Thursday, November 15, 2007

questions for the presenters -- Robin Chandler and John Kunze

Question: OCR -- what's the success of OCR, error-wise? What kind of editing do you have to do?

JK: we looked at the degradation of OCR over time vs compression -- but doesn't have any data on the average error rate per book. (An idea: have library school students go through and correct pages as part of learning about OCR).*

Question: Languages -- apparently there are certain languages that don't OCR well?

A: German and CJK (Chinese, Japanese, Korean scripts) and Greek are problematic -- but Google etc. don't have the tools to index these scripts either. There's a product called Abireader (?) that the IA is using for Russian.

Question: Google had controversy that they were western-based, U.S. centric -- but BHG was trying to find an Indian publication (in English) that wasn't available anywhere the other day. Is there a push to move digitization beyond just the libraries we have heard about and move it into collections we couldn't get any other way?

Answer: The answer is yes -- Google especially has moved into Europe and Japan, but not India yet. RC thinks they are pushing for to get out more.

Q: is there room for bibliographers to give guidance to Google? Can we say, "do these, they're rare and public domain?"

A (RC): for our UC piece, the answer is yes

Michigan is the only library that has put content from the digitization up, and they have built a large rights database of who can use what

Q: are there any restrictions on our use of the project?

A (RC): Google has three different versions of what you can view -- title, snippet, full view

MS & OCA is only scanning material in public domain

UC restrictions... we can't make copyrighted material available either -- PD material we can share (obviously) -- restricted in the percentage of public domain material we can share via google (???)

content contract -- we can't allow the content to be "indexed or downloaded by a commercial service"

RC: Google is trying to follow all the laws in all the countries.. .

Q: who's doing the work on all these orphaned works to find out if they really are orphaned?
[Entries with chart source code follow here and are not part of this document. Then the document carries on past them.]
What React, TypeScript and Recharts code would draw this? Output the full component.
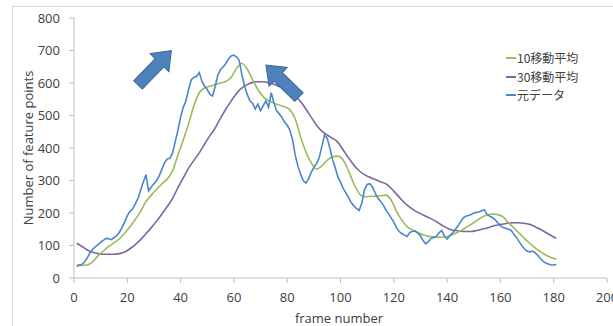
import { LineChart, Line, XAxis, YAxis } from 'recharts';

// raw feature point counts, one value per frame (1..181)
const rawValues = [
  35, 40, 42, 50, 62, 78, 88, 96, 103, 110,
  116, 122, 121, 118, 124, 130, 140, 155, 172, 192,
  205, 212, 228, 245, 270, 295, 318, 268, 280, 290,
  300, 315, 335, 355, 366, 368, 385, 420, 455, 495,
  525, 545, 580, 610, 618, 620, 632, 605, 590, 580,
  565, 560, 590, 625, 642, 650, 660, 675, 683, 686,
  680, 670, 625, 590, 565, 545, 538, 520, 535, 515,
  530, 545, 525, 570, 540, 515, 505, 495, 480, 470,
  455, 425, 378, 345, 320, 300, 292, 305, 325, 340,
  352, 370, 405, 440, 430, 400, 365, 340, 312, 295,
  276, 262, 248, 232, 222, 214, 208, 230, 272, 288,
  290, 280, 262, 246, 236, 225, 210, 198, 185, 172,
  155, 143, 137, 132, 128, 140, 143, 145, 138, 130,
  115, 105, 112, 122, 125, 128, 140, 146, 128, 120,
  130, 138, 148, 160, 172, 185, 190, 192, 195, 200,
  202, 203, 207, 210, 196, 190, 186, 180, 170, 160,
  155, 153, 150, 147, 135, 125, 112, 100, 90, 83,
  80, 83, 78, 70, 60, 52, 46, 43, 40, 40,
  42,
];

// moving averages, read at odd frames (1, 3, 5 ... 181)
const ma10Values = [
  40, 39, 40, 50, 68, 83, 97, 108, 120, 138,
  158, 180, 205, 235, 255, 273, 290, 305, 330, 378,
  425, 475, 530, 570, 585, 590, 595, 600, 605, 618,
  645, 660, 643, 610, 580, 558, 545, 538, 532, 527,
  518, 490, 435, 388, 355, 335, 345, 362, 373, 375,
  363, 330, 290, 260, 250, 251, 252, 253, 255, 240,
  205, 178, 158, 148, 140, 133, 128, 126, 125, 126,
  130, 137, 145, 155, 165, 176, 187, 194, 197, 195,
  188, 170, 155, 138, 122, 107, 93, 81, 71, 63,
  58,
];

const ma30Values = [
  107, 97, 86, 79, 75, 73, 73, 73, 75, 80,
  90, 103, 118, 136, 155, 175, 197, 220, 245, 278,
  308, 338, 362, 385, 412, 438, 462, 492, 520, 545,
  568, 585, 595, 602, 604, 604, 601, 596, 589, 582,
  573, 560, 543, 520, 495, 470, 452, 440, 430, 418,
  394, 370, 348, 330, 318, 310, 303, 296, 290, 276,
  258, 240, 224, 212, 202, 194, 186, 178, 168, 158,
  150, 146, 144, 143, 143, 146, 150, 154, 159, 163,
  166, 169, 170, 170, 168, 165, 158, 150, 140, 131,
  122,
];

const xTicks = [0, 20, 40, 60, 80, 100, 120, 140, 160, 180, 200];
const yTicks = [0, 100, 200, 300, 400, 500, 600, 700, 800];

const legendItems = [
  { name: '10移動平均', color: '#9bbb59' },
  { name: '30移動平均', color: '#8064a2' },
  { name: '元データ', color: '#4a86cc' },
];

const chartData = rawValues.map((v, i) => {
  const frame = i + 1;
  const row: { frame: number; raw: number; ma10?: number; ma30?: number } = { frame, raw: v };
  if (frame % 2 === 1) {
    const j = (frame - 1) / 2;
    row.ma10 = ma10Values[j];
    row.ma30 = ma30Values[j];
  }
  return row;
});

function Arrow({ x, y, angle, len }: { x: number; y: number; angle: number; len: number }) {
  const h = 17;
  const pts = [
    [0, -6], [len - h, -6], [len - h, -13], [len, 0], [len - h, 13], [len - h, 6], [0, 6],
  ].map(p => p.join(',')).join(' ');
  return (
    <polygon
      points={pts}
      transform={`translate(${x},${y}) rotate(${angle})`}
      fill="#4f81bd"
      stroke="#3b6497"
      strokeWidth={1}
    />
  );
}

export default function App() {
  const axisTick = { fill: '#404040', fontSize: 13, fontFamily: '"Open Sans", sans-serif' };
  return (
    <div style={{ position: 'absolute', left: 0, top: 0, width: 613, height: 326, overflow: 'hidden', background: '#fff' }}>
      <div style={{ position: 'absolute', left: 12, top: 6, width: 700, height: 400, border: '1px solid #d9d9d9' }} />
      <div style={{ position: 'absolute', left: 0, top: 0 }}>
        <LineChart width={613} height={326} data={chartData} margin={{ top: 18, right: 6, bottom: 18, left: 34 }}>
          <XAxis
            type="number"
            dataKey="frame"
            domain={[0, 200]}
            ticks={xTicks}
            interval={0}
            height={30}
            tickSize={5}
            tickMargin={10}
            stroke="#bfbfbf"
            tick={axisTick}
          />
          <YAxis
            type="number"
            domain={[0, 800]}
            ticks={yTicks}
            interval={0}
            width={40}
            tickSize={5}
            tickMargin={9}
            stroke="#bfbfbf"
            tick={axisTick}
          />
          <Line type="monotone" dataKey="ma30" stroke="#8064a2" strokeWidth={1.6} dot={false} connectNulls isAnimationActive={false} />
          <Line type="monotone" dataKey="ma10" stroke="#9bbb59" strokeWidth={1.6} dot={false} connectNulls isAnimationActive={false} />
          <Line type="linear" dataKey="raw" stroke="#4a86cc" strokeWidth={1.6} dot={false} isAnimationActive={false} />
        </LineChart>
      </div>
      <svg width={613} height={326} style={{ position: 'absolute', left: 0, top: 0, pointerEvents: 'none' }}>
        <Arrow x={138} y={85} angle={-46} len={48} />
        <Arrow x={299} y={97} angle={-136} len={46} />
      </svg>
      <div
        style={{
          position: 'absolute', left: 28, top: 148, transform: 'translate(-50%, -50%) rotate(-90deg)',
          whiteSpace: 'nowrap', fontSize: 13, color: '#404040', fontFamily: '"Open Sans", sans-serif',
        }}
      >
        Number of feature points
      </div>
      <div
        style={{
          position: 'absolute', left: 339, top: 318, transform: 'translate(-50%, -50%)',
          whiteSpace: 'nowrap', fontSize: 13, color: '#404040', fontFamily: '"Open Sans", sans-serif',
        }}
      >
        frame number
      </div>
      <div style={{ position: 'absolute', left: 506, top: 49 }}>
        {legendItems.map(item => (
          <div key={item.name} style={{ display: 'flex', alignItems: 'center', height: 18.5 }}>
            <span style={{ display: 'inline-block', width: 10, height: 2, background: item.color, marginRight: 1 }} />
            <span style={{ fontSize: 12, color: '#404040', fontFamily: '"Noto Sans CJK JP", sans-serif', lineHeight: '18px' }}>
              {item.name}
            </span>
          </div>
        ))}
      </div>
    </div>
  );
}
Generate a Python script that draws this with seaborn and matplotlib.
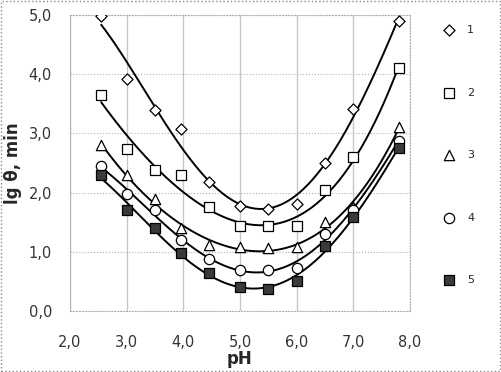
import numpy as np
import pandas as pd
import matplotlib
matplotlib.use("Agg")
from matplotlib import pyplot as plt
import seaborn as sns

ph = [2.55, 3.0, 3.5, 3.95, 4.45, 5.0, 5.5, 6.0, 6.5, 7.0, 7.8]
s1 = [4.98, 3.92, 3.40, 3.08, 2.18, 1.78, 1.72, 1.80, 2.50, 3.42, 4.90]
s2 = [3.65, 2.73, 2.38, 2.30, 1.75, 1.43, 1.43, 1.43, 2.05, 2.60, 4.10]
s3 = [2.80, 2.30, 1.90, 1.40, 1.12, 1.08, 1.06, 1.08, 1.50, 1.75, 3.10]
s4 = [2.45, 1.98, 1.70, 1.20, 0.88, 0.70, 0.70, 0.73, 1.30, 1.70, 2.88]
s5 = [2.30, 1.70, 1.40, 0.98, 0.65, 0.40, 0.38, 0.50, 1.10, 1.58, 2.75]
labels = ["1", "2", "3", "4", "5"]

series = [s1, s2, s3, s4, s5]
markers = ["D", "s", "^", "o", "s"]
sizes = [32, 60, 55, 55, 60]
faces = ["white", "white", "white", "white", "#3a3a3a"]

sns.set_style("white")
plt.rcParams["font.family"] = ["DejaVu Sans"]

fig = plt.figure(figsize=(5.01, 3.72), dpi=100)
ax = fig.add_axes([70 / 501, 1 - 311 / 372, 340 / 501, 296 / 372])

# polynomial trend lines through each series
xs = np.linspace(min(ph), max(ph), 200)
for vals, lab, m, sz, fc in zip(series, labels, markers, sizes, faces):
    df = pd.DataFrame({"pH": ph, "v": vals})
    coef = np.polyfit(ph, vals, 4)
    fit = pd.DataFrame({"pH": xs, "v": np.polyval(coef, xs)})
    sns.lineplot(data=fit, x="pH", y="v", color="black", lw=1.4, ax=ax, zorder=2)
    sns.scatterplot(data=df, x="pH", y="v", marker=m, s=sz, facecolor=fc,
                    edgecolor="black", linewidth=0.9, ax=ax, zorder=3, label=lab)

ax.set_xlim(2.0, 8.0)
ax.set_ylim(0.0, 5.0)
ax.set_xticks(np.arange(2.0, 8.01, 1.0))
ax.set_yticks(np.arange(0.0, 5.01, 1.0))
ax.set_xticklabels([f"{v:.1f}".replace(".", ",") for v in np.arange(2.0, 8.01, 1.0)], fontsize=10.5, color="#333333")
ax.set_yticklabels([f"{v:.1f}".replace(".", ",") for v in np.arange(0.0, 5.01, 1.0)], fontsize=10.5, color="#333333")
ax.tick_params(axis="x", pad=17, length=0)
ax.tick_params(axis="y", pad=13, length=0)
ax.grid(True, axis="x", color="#c8c8c8", lw=1.0)
ax.grid(True, axis="y", color="#b0b0b0", lw=0.8, ls=":")
for sp in ax.spines.values():
    sp.set_visible(True)
    sp.set_color("#b0b0b0")
    sp.set_linestyle(":")
    sp.set_linewidth(0.8)

ax.set_xlabel("pH", fontsize=12, fontweight="bold", labelpad=0)
ax.set_ylabel("lg θ, min", fontsize=12, fontweight="bold", labelpad=5)

ax.legend(loc="upper left", bbox_to_anchor=(1.07, 0.98), frameon=False,
          fontsize=8, labelspacing=4.72, handletextpad=0.6, borderaxespad=0)

border = plt.Rectangle((0.002, 0.003), 0.996, 0.994, transform=fig.transFigure,
                       fill=False, ec="#888888", ls=":", lw=1.0)
fig.patches.append(border)

plt.savefig("out.png", dpi=100)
A: OCA, MS and Google are all interested in it, but OCA is doing a lot of the work

The Boston Library consortium has said that they will digitize things if someone requests them

Q: what is the speed of searching all these digitized books -- esp if they put full text into worldcat.

A: OCLC and Google have not finalized how they will put links to books into worldcat.

Q: will this material be accessible to anyone, or will it only be accessible through a proxy server (e.g. if I'm helping a non-UC student)

A (RC):
in the pilot, when there's a link from the record to the item at Google or MS, anyone who can get into the catalog can see that book -- restricted by copyright

what about copyrighted works that we own -- not addressed

Q: limitations that we've agreed to in our contract -- are there any restrictions

A (RC): yes. what do we want to do?
we have not agreed to restrictions beyond the copyright issues etc.

Q: Can they copyright the digital form that they have made of our books?

A: (RC) -- I don't think so...

Q: who is checking the quality of the digitized works? What are they doing?

A: (RC) - Google puts a lot of effort into checking quality and quality algorithms. JK: At CDL we do a bunch of format checking to make sure the files are well formed. RC: we don't have the staff at CDL to go through every page, beyond the files.. but the vendors are interesting in getting error reports from individuals, though there's some question of how to do that and how do rescans/insert pages, etc. Might fall on the library to help correct errors...

BHG: Google is no longer double-scanning, they're comfortable with the number of errors they are getting now.

Q) how are books scanned?
RC: in both processes, the scanning is manual -- it's people turning pages. But the processes are different... the artificial intelligence part comes into error correction.

Google has several scanning centers around the country, but they are not outsourced. They are not using automatic machines..

q) what about fold-out maps, and other rare materials?

RC) None of the projects can do folios/large format. MS & IA -- when they scan, they have been skipping books with fold-out maps (but tracking on those lists). We've been working with MS/IA, telling them we'd like to get those foldouts scanned -- so IA has been working on trying to get them done in future in an elaborate process.

Google is scanning the book, but not scanning the foldout.

Q: Is there a problem with mislaying titles?

A: (RC) -- They have not lost any books so far.. with Google, there's one that has gone missing recently, and apparently that's the only book they have lost in all their 27 sites. They have "shipment reconciliation statements" from NRLF to Google -- they'are on it all the time.

Q: do you have any interest in or pressure from faculty on what gets done?

A: (RC) -- Honestly, we haven't done enough to really engage the faculty yet. Re the access piece -- we haven't really done much; Google has been talking to digital humanities centers around the country, which is great, but that's also our job as well.

Q: can you give us a preview of your digitization feedback group and what you plan to be doing, and how you plan to get feedback?

A: (RC) -- the challenge will be that any proposal that comes forward needs to have been signed off by a UL on campus etc etc.

* As a fairly recent grad, I have to say this doesn't sound like much fun...

No comments: